--- start ---

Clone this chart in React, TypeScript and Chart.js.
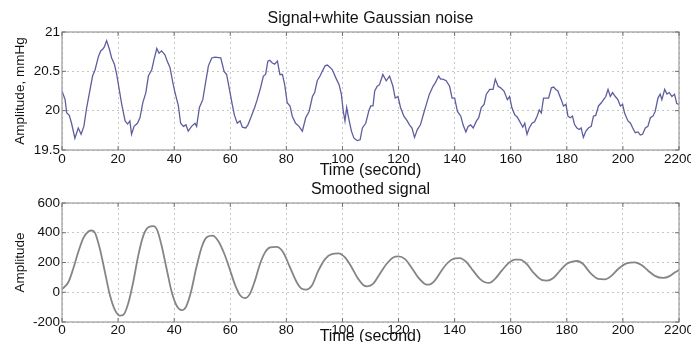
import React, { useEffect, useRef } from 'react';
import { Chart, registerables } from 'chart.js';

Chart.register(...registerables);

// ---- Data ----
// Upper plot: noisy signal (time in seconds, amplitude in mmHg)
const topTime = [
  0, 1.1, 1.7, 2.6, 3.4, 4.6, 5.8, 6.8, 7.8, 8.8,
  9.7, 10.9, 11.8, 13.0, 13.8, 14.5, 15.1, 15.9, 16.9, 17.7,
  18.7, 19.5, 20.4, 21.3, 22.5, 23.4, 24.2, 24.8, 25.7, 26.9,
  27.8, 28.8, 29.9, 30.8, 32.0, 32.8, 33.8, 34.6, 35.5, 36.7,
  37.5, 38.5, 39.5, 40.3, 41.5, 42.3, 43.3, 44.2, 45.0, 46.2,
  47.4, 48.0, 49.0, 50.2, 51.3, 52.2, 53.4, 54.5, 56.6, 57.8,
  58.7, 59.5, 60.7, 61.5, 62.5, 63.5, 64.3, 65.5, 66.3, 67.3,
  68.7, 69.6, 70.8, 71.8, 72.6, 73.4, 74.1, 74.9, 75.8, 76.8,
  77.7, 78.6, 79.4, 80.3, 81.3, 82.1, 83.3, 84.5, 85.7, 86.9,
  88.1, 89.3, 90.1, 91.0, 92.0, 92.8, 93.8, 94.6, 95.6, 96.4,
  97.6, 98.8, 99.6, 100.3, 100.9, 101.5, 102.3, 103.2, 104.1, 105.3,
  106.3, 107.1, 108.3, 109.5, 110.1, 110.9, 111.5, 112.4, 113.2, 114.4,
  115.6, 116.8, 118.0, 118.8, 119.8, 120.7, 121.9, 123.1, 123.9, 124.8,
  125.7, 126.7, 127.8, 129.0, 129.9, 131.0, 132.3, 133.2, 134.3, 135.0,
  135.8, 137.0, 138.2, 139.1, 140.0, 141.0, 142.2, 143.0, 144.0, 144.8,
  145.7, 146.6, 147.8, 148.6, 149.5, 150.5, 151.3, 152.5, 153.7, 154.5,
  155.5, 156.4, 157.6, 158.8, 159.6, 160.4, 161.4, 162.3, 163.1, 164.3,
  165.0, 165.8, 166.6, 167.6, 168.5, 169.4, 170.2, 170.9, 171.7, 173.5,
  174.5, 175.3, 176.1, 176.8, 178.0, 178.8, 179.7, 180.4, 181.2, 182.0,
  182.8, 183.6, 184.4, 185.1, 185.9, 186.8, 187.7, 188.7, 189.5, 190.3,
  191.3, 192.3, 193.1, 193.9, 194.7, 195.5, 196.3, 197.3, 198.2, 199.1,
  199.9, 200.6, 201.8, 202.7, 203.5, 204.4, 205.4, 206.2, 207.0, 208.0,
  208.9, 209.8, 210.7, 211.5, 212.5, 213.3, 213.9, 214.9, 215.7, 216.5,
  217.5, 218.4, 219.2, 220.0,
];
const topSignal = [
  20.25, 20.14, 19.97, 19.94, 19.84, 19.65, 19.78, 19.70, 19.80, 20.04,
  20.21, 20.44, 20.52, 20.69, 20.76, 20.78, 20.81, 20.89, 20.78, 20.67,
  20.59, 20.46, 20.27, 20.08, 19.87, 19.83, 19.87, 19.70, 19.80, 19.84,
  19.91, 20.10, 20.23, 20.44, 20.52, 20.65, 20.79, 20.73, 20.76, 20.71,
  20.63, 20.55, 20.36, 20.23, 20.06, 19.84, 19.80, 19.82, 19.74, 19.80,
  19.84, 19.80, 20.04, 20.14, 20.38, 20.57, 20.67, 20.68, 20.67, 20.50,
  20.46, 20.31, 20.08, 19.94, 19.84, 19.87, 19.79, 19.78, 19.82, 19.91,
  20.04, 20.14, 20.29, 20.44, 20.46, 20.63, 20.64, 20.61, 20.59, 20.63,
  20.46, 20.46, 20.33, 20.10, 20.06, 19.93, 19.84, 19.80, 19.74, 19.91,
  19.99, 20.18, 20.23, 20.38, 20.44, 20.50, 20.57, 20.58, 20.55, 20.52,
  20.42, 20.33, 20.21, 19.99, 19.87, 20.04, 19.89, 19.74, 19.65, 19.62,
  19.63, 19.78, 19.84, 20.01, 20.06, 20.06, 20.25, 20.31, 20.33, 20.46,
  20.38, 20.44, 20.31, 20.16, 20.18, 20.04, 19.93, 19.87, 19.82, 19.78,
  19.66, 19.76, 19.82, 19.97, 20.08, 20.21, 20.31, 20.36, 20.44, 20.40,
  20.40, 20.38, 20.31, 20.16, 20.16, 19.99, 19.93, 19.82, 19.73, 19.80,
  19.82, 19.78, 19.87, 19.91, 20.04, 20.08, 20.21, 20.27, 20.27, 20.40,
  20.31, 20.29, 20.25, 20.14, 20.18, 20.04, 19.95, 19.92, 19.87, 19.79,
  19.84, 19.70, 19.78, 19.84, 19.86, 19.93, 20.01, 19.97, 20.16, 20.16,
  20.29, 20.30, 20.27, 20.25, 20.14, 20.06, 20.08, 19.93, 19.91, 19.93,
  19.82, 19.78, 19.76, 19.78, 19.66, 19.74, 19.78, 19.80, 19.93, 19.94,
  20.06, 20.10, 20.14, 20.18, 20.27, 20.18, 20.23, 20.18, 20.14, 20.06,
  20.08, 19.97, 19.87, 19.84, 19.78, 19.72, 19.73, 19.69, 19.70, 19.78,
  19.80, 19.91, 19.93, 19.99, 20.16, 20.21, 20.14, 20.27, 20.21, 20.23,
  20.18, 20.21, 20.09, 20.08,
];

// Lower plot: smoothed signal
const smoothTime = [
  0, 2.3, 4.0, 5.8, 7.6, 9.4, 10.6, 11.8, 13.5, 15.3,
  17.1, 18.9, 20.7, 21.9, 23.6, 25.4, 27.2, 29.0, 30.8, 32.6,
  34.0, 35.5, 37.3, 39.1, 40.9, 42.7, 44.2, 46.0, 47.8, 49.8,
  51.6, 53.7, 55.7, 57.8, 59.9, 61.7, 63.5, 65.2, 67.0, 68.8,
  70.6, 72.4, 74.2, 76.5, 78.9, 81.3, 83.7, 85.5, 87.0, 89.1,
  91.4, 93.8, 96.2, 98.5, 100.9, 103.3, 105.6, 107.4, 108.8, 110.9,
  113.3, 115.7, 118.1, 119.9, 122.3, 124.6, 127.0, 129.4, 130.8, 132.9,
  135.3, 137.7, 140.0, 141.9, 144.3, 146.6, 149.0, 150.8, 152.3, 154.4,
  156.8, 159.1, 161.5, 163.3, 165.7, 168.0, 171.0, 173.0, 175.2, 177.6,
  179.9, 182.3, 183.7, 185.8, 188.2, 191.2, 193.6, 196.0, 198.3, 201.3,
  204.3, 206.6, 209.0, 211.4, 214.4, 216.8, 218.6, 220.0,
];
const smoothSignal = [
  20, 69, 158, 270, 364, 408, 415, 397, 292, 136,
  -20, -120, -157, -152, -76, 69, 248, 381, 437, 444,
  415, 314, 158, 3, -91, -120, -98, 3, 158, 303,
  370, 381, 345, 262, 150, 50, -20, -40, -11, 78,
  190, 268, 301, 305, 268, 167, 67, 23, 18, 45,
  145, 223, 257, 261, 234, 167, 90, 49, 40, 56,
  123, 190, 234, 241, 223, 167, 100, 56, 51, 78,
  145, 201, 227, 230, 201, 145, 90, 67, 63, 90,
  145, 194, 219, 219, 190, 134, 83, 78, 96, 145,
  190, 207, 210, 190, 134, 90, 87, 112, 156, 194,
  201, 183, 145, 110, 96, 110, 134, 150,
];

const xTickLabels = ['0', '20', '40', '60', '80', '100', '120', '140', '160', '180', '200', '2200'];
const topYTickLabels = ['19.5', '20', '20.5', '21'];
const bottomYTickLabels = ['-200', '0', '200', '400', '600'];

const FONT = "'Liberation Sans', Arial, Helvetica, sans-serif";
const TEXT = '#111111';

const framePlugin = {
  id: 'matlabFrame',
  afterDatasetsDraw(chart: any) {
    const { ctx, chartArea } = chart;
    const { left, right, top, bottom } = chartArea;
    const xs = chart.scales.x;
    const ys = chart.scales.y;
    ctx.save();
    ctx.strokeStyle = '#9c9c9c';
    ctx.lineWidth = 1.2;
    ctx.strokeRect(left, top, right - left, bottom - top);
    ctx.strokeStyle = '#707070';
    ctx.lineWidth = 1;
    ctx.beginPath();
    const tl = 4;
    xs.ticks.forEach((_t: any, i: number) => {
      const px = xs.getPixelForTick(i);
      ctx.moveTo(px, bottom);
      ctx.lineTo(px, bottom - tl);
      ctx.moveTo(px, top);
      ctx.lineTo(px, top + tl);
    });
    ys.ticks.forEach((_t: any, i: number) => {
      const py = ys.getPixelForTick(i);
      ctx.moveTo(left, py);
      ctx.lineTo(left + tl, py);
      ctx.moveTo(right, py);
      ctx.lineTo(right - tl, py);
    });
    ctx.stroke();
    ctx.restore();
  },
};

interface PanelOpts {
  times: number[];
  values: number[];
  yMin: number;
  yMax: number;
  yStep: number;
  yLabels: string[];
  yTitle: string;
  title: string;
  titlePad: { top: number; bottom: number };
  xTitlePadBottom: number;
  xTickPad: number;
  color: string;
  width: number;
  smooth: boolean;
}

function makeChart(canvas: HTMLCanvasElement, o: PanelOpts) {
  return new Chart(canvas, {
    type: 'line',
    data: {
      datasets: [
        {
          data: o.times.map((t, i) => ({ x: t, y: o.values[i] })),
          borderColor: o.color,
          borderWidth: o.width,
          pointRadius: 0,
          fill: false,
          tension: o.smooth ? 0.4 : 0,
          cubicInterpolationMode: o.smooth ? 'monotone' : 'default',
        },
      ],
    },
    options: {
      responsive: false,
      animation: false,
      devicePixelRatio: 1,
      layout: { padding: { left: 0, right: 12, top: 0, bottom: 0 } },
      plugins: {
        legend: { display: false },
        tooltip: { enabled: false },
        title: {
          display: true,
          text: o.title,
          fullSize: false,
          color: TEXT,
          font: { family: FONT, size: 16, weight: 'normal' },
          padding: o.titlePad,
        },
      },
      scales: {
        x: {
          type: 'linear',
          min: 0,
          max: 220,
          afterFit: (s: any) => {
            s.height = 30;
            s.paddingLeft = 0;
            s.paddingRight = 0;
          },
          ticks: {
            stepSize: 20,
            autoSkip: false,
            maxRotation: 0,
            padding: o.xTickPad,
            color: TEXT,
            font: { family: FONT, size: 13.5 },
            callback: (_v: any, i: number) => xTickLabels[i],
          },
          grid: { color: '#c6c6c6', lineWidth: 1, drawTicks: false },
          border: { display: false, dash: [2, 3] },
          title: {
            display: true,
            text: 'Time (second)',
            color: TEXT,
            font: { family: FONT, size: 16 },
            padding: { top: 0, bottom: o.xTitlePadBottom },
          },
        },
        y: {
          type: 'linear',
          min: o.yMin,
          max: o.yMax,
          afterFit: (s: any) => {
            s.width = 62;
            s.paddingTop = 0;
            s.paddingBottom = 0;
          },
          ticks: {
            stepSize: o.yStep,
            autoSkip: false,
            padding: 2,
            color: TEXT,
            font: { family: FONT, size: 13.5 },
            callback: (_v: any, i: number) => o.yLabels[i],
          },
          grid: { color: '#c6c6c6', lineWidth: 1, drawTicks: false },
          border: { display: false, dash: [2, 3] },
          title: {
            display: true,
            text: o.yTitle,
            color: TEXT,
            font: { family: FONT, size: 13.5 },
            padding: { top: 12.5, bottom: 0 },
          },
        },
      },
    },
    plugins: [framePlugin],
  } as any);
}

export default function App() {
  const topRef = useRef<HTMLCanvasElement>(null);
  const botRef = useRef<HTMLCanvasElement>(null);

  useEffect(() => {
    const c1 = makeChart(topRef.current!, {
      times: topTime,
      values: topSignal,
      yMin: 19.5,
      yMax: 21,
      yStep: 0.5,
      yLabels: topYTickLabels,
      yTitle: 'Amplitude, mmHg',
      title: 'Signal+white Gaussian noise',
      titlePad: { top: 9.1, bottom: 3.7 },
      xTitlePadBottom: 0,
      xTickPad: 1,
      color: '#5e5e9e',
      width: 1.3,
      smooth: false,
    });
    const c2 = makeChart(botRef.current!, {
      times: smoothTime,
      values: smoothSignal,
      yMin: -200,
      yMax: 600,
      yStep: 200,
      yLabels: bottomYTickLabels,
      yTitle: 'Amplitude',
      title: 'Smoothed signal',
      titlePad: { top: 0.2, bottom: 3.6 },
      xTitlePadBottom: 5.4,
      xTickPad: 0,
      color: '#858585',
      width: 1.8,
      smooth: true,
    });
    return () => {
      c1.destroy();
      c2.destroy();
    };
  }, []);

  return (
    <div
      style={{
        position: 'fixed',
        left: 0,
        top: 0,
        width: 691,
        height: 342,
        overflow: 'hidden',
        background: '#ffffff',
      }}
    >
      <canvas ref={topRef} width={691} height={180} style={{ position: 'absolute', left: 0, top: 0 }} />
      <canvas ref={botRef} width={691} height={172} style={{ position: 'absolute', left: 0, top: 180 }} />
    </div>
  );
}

--- end ---

### Task instructions
Every line from the top of the material above through the line with "Chart.register(...registerables);" should be duplicated exactly, please; leave out the pictures.

### Result of this task
Clone this chart in React, TypeScript and Chart.js.
import React, { useEffect, useRef } from 'react';
import { Chart, registerables } from 'chart.js';

Chart.register(...registerables);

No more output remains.